Tichys Einblick
Stimmen verloren, Mandate eingebüßt – na und?

Bei der CDU hat Schönfärberei Hochkonjunktur

Auch wenn die CDU sich nicht ernsthaft mit Zahlen beschäftigt, ist sie nach Kräften bemüht, das wenig schmeichelhafte Ergebnis vom 24. September schönzureden.

© Tobias Schwaz/AFP/Getty Images

Gut fünf Wochen nach der Bundestagswahl haben die Spitzengremien der CDU noch keine Zeit für eine gründliche Wahlanalyse gefunden. Das ist bei CSU und SPD nicht anders – und völlig normal. Bei guten Ergebnissen glaubt man keine Analyse nötig zu haben, bei schlechten verzichtet man liebend gerne darauf. Warum auch in noch schwärenden Wunden herumstochern?
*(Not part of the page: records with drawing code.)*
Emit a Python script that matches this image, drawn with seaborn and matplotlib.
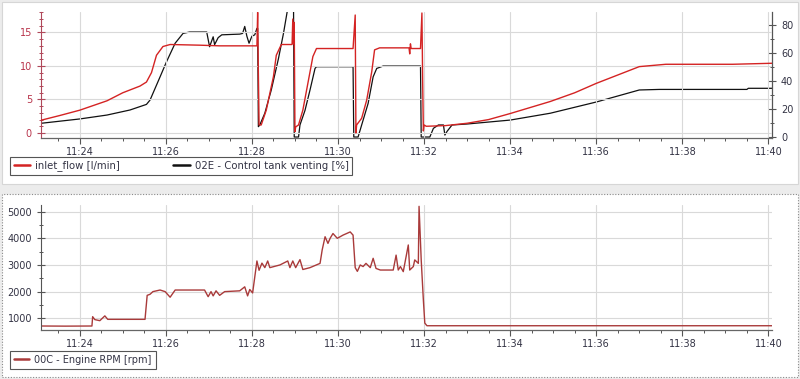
import numpy as np
import pandas as pd
import matplotlib
matplotlib.use("Agg")
import matplotlib.pyplot as plt
import matplotlib.dates as mdates
from matplotlib.patches import Rectangle
from matplotlib.lines import Line2D
import seaborn as sns

# ---------------- data ----------------
flow_time = ["11:23:06", "11:23:32", "11:24:00", "11:24:38", "11:25:00", "11:25:24", "11:25:33",
             "11:25:40", "11:25:47", "11:25:56", "11:26:06", "11:26:47", "11:27:15", "11:28:07",
             "11:28:08", "11:28:09", "11:28:10", "11:28:13", "11:28:20", "11:28:30", "11:28:34",
             "11:28:41", "11:28:56", "11:28:57", "11:28:58", "11:28:59", "11:29:00", "11:29:01",
             "11:29:05", "11:29:11", "11:29:18", "11:29:25", "11:29:30", "11:30:21", "11:30:24",
             "11:30:25", "11:30:26", "11:30:33", "11:30:40", "11:30:47", "11:30:51", "11:30:58",
             "11:31:39", "11:31:40", "11:31:41", "11:31:42", "11:31:55", "11:31:57", "11:31:58",
             "11:31:59", "11:32:00", "11:32:03", "11:32:30", "11:33:00", "11:33:30", "11:34:00",
             "11:34:56", "11:35:30", "11:36:00", "11:37:00", "11:37:37", "11:39:10", "11:40:05"]
flow_val = [1.9, 2.6, 3.4, 4.8, 6.0, 7.0, 7.6,
            9.0, 11.6, 12.9, 13.2, 13.1, 13.0, 13.0,
            18.0, 9.0, 1.2, 1.2, 3.4, 8.4, 11.6,
            13.2, 13.2, 17.0, 13.3, 16.5, 0.2, 0.9,
            1.2, 3.4, 7.4, 11.4, 12.6, 12.6, 17.6,
            0.0, 1.2, 2.2, 4.9, 9.1, 12.4, 12.7,
            12.7, 11.8, 13.3, 12.6, 12.6, 17.9, 8.0,
            0.3, 1.2, 1.0, 1.1, 1.45, 2.0, 2.9,
            4.7, 6.0, 7.4, 9.9, 10.25, 10.25, 10.4]

vent_time = ["11:23:06", "11:24:00", "11:24:38", "11:25:10", "11:25:33", "11:25:38", "11:25:52",
             "11:26:01", "11:26:13", "11:26:24", "11:26:33", "11:26:57", "11:27:01", "11:27:06",
             "11:27:08", "11:27:13", "11:27:18", "11:27:43", "11:27:47", "11:27:50", "11:27:53",
             "11:27:56", "11:28:00", "11:28:04", "11:28:07", "11:28:08", "11:28:09", "11:28:11",
             "11:28:18", "11:28:27", "11:28:37", "11:28:44", "11:28:51", "11:28:58", "11:28:59",
             "11:29:05", "11:29:07", "11:29:14", "11:29:21", "11:29:28", "11:29:30", "11:30:21",
             "11:30:22", "11:30:28", "11:30:33", "11:30:42", "11:30:49", "11:30:54", "11:31:03",
             "11:31:55", "11:31:56", "11:32:08", "11:32:13", "11:32:20", "11:32:27", "11:32:29",
             "11:32:32", "11:32:39", "11:33:00", "11:34:00", "11:34:56", "11:36:00", "11:37:00",
             "11:37:28", "11:39:30", "11:39:32", "11:40:05"]
vent_val = [9.8, 12.9, 15.7, 19.3, 23.3, 26.4, 43,
            53.8, 67, 74, 75, 75, 64.5, 71.6,
            66, 71, 73, 73.5, 74, 79, 72,
            67, 72, 73, 77.6, 77.6, 7.4, 8.6,
            17, 33.6, 56, 74, 95, 95, 0,
            0, 8.6, 19, 33.6, 49, 50.2, 50.2,
            0, 0, 8.6, 24, 43, 49, 50.7,
            50.7, 0, 0, 6.2, 8.6, 8.6, 1.4,
            4, 8.6, 9.3, 12.1, 17, 25, 33.6,
            34, 34, 34.8, 34.8]

rpm_time = ["11:23:06", "11:23:40", "11:24:17", "11:24:18", "11:24:21", "11:24:28", "11:24:35",
            "11:24:39", "11:25:31", "11:25:34", "11:25:38", "11:25:42", "11:25:52", "11:25:59",
            "11:26:06", "11:26:13", "11:26:54", "11:26:59", "11:27:03", "11:27:06", "11:27:10",
            "11:27:15", "11:27:22", "11:27:43", "11:27:50", "11:27:54", "11:27:57", "11:28:01",
            "11:28:07", "11:28:10", "11:28:14", "11:28:18", "11:28:22", "11:28:25", "11:28:39",
            "11:28:50", "11:28:53", "11:28:57", "11:29:01", "11:29:07", "11:29:11", "11:29:21",
            "11:29:35", "11:29:38", "11:29:42", "11:29:46", "11:29:49", "11:29:53", "11:29:59",
            "11:30:07", "11:30:17", "11:30:21", "11:30:24", "11:30:27", "11:30:31", "11:30:35",
            "11:30:39", "11:30:45", "11:30:49", "11:30:53", "11:30:59", "11:31:17", "11:31:21",
            "11:31:24", "11:31:27", "11:31:31", "11:31:38", "11:31:40", "11:31:45", "11:31:47",
            "11:31:52", "11:31:53", "11:31:56", "11:31:59", "11:32:01", "11:32:04", "11:40:05"]
rpm_val = [710, 705, 710, 1060, 950, 910, 1090,
           960, 960, 1860, 1900, 2000, 2060, 2000,
           1790, 2060, 2060, 1810, 2000, 1840, 2030,
           1860, 2000, 2030, 2180, 1840, 2080, 1950,
           3150, 2800, 3070, 2900, 3150, 2900, 3000,
           3150, 2900, 3150, 2900, 3200, 2830, 2900,
           3060, 3570, 4060, 3810, 4000, 4180, 4000,
           4120, 4240, 4120, 2900, 2760, 3000, 2940,
           3060, 2900, 3250, 2870, 2810, 2810, 3370,
           2810, 2940, 2750, 3750, 2810, 2940, 3190,
           3060, 5200, 3190, 1690, 820, 720, 720]

x_start, x_end = "11:23:06", "11:40:05"
flow_label = "inlet_flow [l/min]"
vent_label = "02E - Control tank venting [%]"
rpm_label = "00C - Engine RPM [rpm]"

# ---------------- helpers ----------------
DAY = "2020-01-01 "
def to_dt(ts):
    return pd.to_datetime([DAY + t for t in ts])

flow_df = pd.DataFrame({"time": to_dt(flow_time), "value": flow_val})
vent_df = pd.DataFrame({"time": to_dt(vent_time), "value": vent_val})
rpm_df = pd.DataFrame({"time": to_dt(rpm_time), "value": rpm_val})
xlim = (pd.Timestamp(DAY + x_start), pd.Timestamp(DAY + x_end))

sns.set_style("white")
plt.rcParams["font.family"] = ["DejaVu Sans"]
plt.rcParams["font.size"] = 7

W, H = 800, 379
fig = plt.figure(figsize=(W / 100, H / 100), dpi=100, facecolor="#ececec")

def fx(px):
    return px / W
def fy(py):
    return 1 - py / H

# panels (behind the axes)
fig.patches.append(Rectangle((fx(2), fy(184)), fx(796), 182 / H, transform=fig.transFigure,
                             facecolor="white", edgecolor="#d6d6d6", lw=0.8, zorder=-10))
fig.patches.append(Rectangle((fx(2), fy(377)), fx(796), 183 / H, transform=fig.transFigure,
                             facecolor="white", edgecolor="#8a8a8a", lw=0.8, ls=(0, (1, 1.5)),
                             zorder=-10))

RED = "#d42323"
DARKRED = "#a93a3a"
BLACK = "#111111"
GRID = "#d9d9d9"
TXT = "#333344"
FS = 7

def style_xaxis(ax):
    ax.set_xlim(*xlim)
    ax.xaxis.set_major_locator(mdates.MinuteLocator(byminute=range(0, 60, 2)))
    ax.xaxis.set_minor_locator(mdates.SecondLocator(bysecond=[0, 30]))
    ax.xaxis.set_major_formatter(mdates.DateFormatter("%H:%M"))
    ax.grid(True, which="major", color=GRID, lw=0.8)
    ax.tick_params(axis="x", which="major", length=4, width=0.8, color="#555555", labelcolor=TXT,
                   labelsize=FS, pad=2.5, bottom=True)
    ax.tick_params(axis="x", which="minor", length=2.5, width=0.7, color="#555555", bottom=True)
    ax.set_xlabel("")
    ax.set_ylabel("")
    for s in ["top", "right"]:
        ax.spines[s].set_visible(False)
    ax.spines["bottom"].set_color("#666666")
    ax.spines["bottom"].set_linewidth(0.9)

# ---------------- top panel ----------------
ax1 = fig.add_axes([fx(41), fy(138), fx(731), 126 / H])
ax1.set_zorder(2)
ax1.set_facecolor("white")
sns.lineplot(data=flow_df, x="time", y="value", ax=ax1, color=RED, lw=1.0, zorder=3)
ax1.set_ylim(-0.75, 18.05)
ax1.set_yticks([0, 5, 10, 15])
ax1.yaxis.set_minor_locator(plt.MultipleLocator(1))
style_xaxis(ax1)
ax1.spines["left"].set_color("#b0485a")
ax1.tick_params(axis="y", which="major", direction="inout", length=6, width=0.8,
                color="#b0485a", labelcolor="#b8334a", labelsize=FS, left=True)
ax1.tick_params(axis="y", which="minor", direction="inout", length=3, width=0.7,
                color="#b0485a", left=True)

ax2 = ax1.twinx()
ax2.set_zorder(1)
ax1.patch.set_visible(False)
ax2.set_facecolor("white")
sns.lineplot(data=vent_df, x="time", y="value", ax=ax2, color=BLACK, lw=0.9)
ax2.set_ylim(-0.7, 89.3)
ax2.set_yticks([0, 20, 40, 60, 80])
ax2.yaxis.set_minor_locator(plt.MultipleLocator(10))
ax2.set_xlim(*xlim)
ax2.set_ylabel("")
ax2.set_xlabel("")
for s in ["top", "left", "bottom"]:
    ax2.spines[s].set_visible(False)
ax2.spines["right"].set_color("#555555")
ax2.spines["right"].set_linewidth(0.9)
ax2.tick_params(axis="y", which="major", direction="inout", length=6, width=0.8,
                color="#555555", labelcolor=TXT, labelsize=FS, right=True)
ax2.tick_params(axis="y", which="minor", direction="inout", length=3, width=0.7,
                color="#555555", right=True)
ax2.tick_params(axis="x", bottom=False, labelbottom=False)
ax2.grid(False)

h1 = [Line2D([], [], color=RED, lw=1.8), Line2D([], [], color=BLACK, lw=1.8)]
leg1 = fig.legend(h1, [flow_label, vent_label], loc="upper left",
                  bbox_to_anchor=(fx(10), fy(157)), ncol=2, frameon=True, fancybox=False,
                  edgecolor="#555555", framealpha=1, fontsize=FS + 0.3, handlelength=1.6,
                  handletextpad=0.5, columnspacing=5.3, borderpad=0.35, borderaxespad=0)
leg1.get_frame().set_linewidth(0.8)
for t in leg1.get_texts():
    t.set_color(TXT)

# ---------------- bottom panel ----------------
ax3 = fig.add_axes([fx(41), fy(330), fx(731), 125 / H])
ax3.set_zorder(2)
ax3.set_facecolor("white")
sns.lineplot(data=rpm_df, x="time", y="value", ax=ax3, color=DARKRED, lw=1.0)
ax3.set_ylim(560, 5250)
ax3.set_yticks([1000, 2000, 3000, 4000, 5000])
ax3.yaxis.set_minor_locator(plt.MultipleLocator(500))
style_xaxis(ax3)
ax3.spines["left"].set_color("#555555")
ax3.tick_params(axis="y", which="major", direction="inout", length=6, width=0.8,
                color="#555555", labelcolor=TXT, labelsize=FS, left=True)
ax3.tick_params(axis="y", which="minor", direction="inout", length=3, width=0.7,
                color="#555555", left=True)

h3 = [Line2D([], [], color=DARKRED, lw=1.8)]
leg3 = fig.legend(h3, [rpm_label], loc="upper left", bbox_to_anchor=(fx(10), fy(351)),
                  frameon=True, fancybox=False, edgecolor="#555555", framealpha=1,
                  fontsize=FS, handlelength=1.6, handletextpad=0.5, borderpad=0.4,
                  borderaxespad=0)
leg3.get_frame().set_linewidth(0.8)
for t in leg3.get_texts():
    t.set_color(TXT)

fig.savefig("out.png", dpi=100, facecolor=fig.get_facecolor())
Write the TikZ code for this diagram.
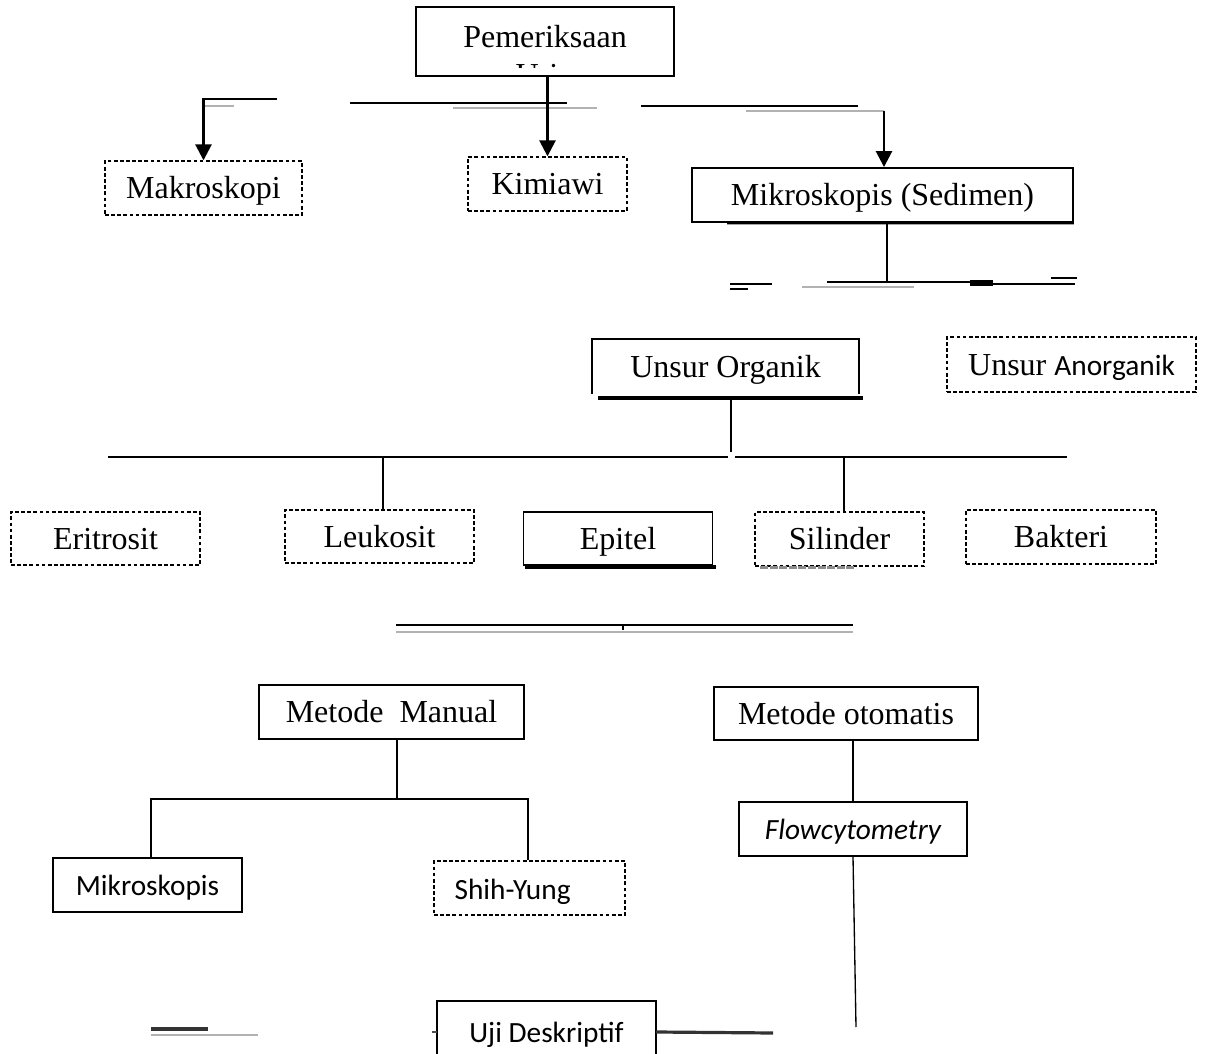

Auch wenn die CDU sich nicht ernsthaft mit Zahlen beschäftigt, ist sie nach Kräften bemüht, das wenig schmeichelhafte Ergebnis vom 24. September schönzureden. Die CDU ist (außerhalb Bayerns) bei den Zweitstimmen um 7,4 Punkte auf 26,8 Prozent abgesackt. Sie hat trotz der Aufblähung des Bundestags 55 ihrer bisher 255 Mandate verloren. Sieger sehen so sicher nicht aus. Dennoch handelt die CDU-Spitze, allen voran die Parteivorsitzende und Kanzlerin, nach dem Motto „Nicht das Erreichte zählt, uns reicht das Erzählte.“ Folglich verkündete Angela Merkel noch in der Wahlnacht, sie wisse nicht, was sie hätte anders machen können. Also alles paletti?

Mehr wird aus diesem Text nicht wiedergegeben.